Given exercise » Count every line of the listing where the string "this" occurs, and reply with the count alone.

Listed records »
# # #
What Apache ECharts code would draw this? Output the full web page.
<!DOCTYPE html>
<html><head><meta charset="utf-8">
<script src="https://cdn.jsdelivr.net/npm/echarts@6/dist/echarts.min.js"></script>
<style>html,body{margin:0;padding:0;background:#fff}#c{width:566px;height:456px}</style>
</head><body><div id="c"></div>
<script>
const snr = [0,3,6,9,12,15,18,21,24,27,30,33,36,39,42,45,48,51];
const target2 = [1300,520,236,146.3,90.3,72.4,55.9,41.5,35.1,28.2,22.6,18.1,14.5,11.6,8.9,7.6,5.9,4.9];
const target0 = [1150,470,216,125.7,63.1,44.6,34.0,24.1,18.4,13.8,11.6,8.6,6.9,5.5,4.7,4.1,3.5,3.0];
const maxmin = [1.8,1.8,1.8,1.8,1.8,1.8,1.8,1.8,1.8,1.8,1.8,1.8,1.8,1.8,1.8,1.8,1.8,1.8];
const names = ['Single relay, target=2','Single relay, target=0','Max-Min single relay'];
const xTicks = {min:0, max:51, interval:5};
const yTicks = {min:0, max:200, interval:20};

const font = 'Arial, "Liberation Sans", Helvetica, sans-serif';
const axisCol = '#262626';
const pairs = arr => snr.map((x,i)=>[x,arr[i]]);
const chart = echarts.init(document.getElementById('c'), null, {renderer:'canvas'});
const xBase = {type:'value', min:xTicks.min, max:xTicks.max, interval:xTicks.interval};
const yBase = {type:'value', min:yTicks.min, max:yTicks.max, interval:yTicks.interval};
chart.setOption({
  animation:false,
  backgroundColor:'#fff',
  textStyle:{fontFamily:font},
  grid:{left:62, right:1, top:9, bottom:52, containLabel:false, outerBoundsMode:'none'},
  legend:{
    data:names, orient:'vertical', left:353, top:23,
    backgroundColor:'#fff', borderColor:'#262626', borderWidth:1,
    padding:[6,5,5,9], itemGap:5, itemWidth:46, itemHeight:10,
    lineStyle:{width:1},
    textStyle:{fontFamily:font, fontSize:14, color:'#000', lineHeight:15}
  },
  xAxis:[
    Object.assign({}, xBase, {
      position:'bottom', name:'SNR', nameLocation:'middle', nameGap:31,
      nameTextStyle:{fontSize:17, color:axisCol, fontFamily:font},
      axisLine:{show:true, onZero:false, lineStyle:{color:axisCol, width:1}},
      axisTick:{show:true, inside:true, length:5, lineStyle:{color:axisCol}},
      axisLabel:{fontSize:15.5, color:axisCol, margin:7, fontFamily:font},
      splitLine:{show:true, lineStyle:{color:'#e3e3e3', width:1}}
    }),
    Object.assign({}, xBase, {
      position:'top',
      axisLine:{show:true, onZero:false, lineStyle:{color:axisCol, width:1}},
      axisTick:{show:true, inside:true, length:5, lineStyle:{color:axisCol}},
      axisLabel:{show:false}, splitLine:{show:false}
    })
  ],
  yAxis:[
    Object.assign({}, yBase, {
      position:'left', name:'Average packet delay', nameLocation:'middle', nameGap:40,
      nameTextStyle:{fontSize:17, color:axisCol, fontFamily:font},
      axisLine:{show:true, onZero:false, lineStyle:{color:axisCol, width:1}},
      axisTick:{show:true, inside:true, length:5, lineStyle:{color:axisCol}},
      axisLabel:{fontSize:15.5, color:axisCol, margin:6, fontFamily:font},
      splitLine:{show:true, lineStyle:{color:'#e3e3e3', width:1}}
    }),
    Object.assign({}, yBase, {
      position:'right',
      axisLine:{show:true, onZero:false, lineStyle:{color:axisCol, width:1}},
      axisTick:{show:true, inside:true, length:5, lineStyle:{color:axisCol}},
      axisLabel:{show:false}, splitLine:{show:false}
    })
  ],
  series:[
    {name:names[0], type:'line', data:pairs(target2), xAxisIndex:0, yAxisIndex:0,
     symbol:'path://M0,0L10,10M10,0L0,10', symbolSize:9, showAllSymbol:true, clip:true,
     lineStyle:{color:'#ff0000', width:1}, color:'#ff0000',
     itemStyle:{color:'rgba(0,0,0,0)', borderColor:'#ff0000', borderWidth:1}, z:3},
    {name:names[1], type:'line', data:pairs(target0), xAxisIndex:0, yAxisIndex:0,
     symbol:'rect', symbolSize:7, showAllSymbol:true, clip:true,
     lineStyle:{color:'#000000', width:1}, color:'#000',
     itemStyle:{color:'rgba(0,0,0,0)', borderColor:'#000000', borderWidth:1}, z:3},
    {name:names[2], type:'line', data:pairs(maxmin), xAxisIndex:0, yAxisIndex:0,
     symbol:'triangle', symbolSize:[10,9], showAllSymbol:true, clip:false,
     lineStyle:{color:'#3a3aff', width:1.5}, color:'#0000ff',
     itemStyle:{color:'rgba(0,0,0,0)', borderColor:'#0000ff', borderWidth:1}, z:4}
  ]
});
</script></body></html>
# # #
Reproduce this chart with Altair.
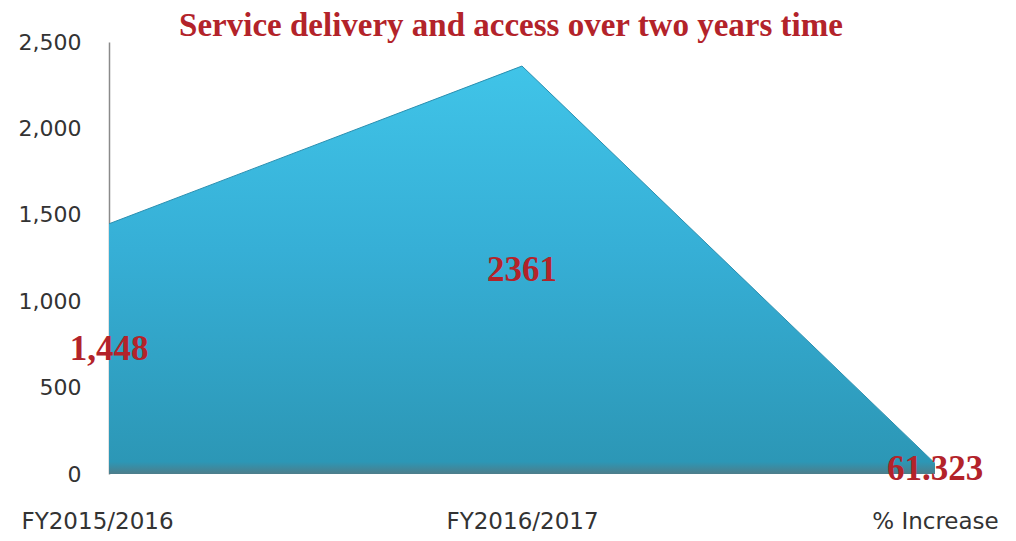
# # #
Solution below » 2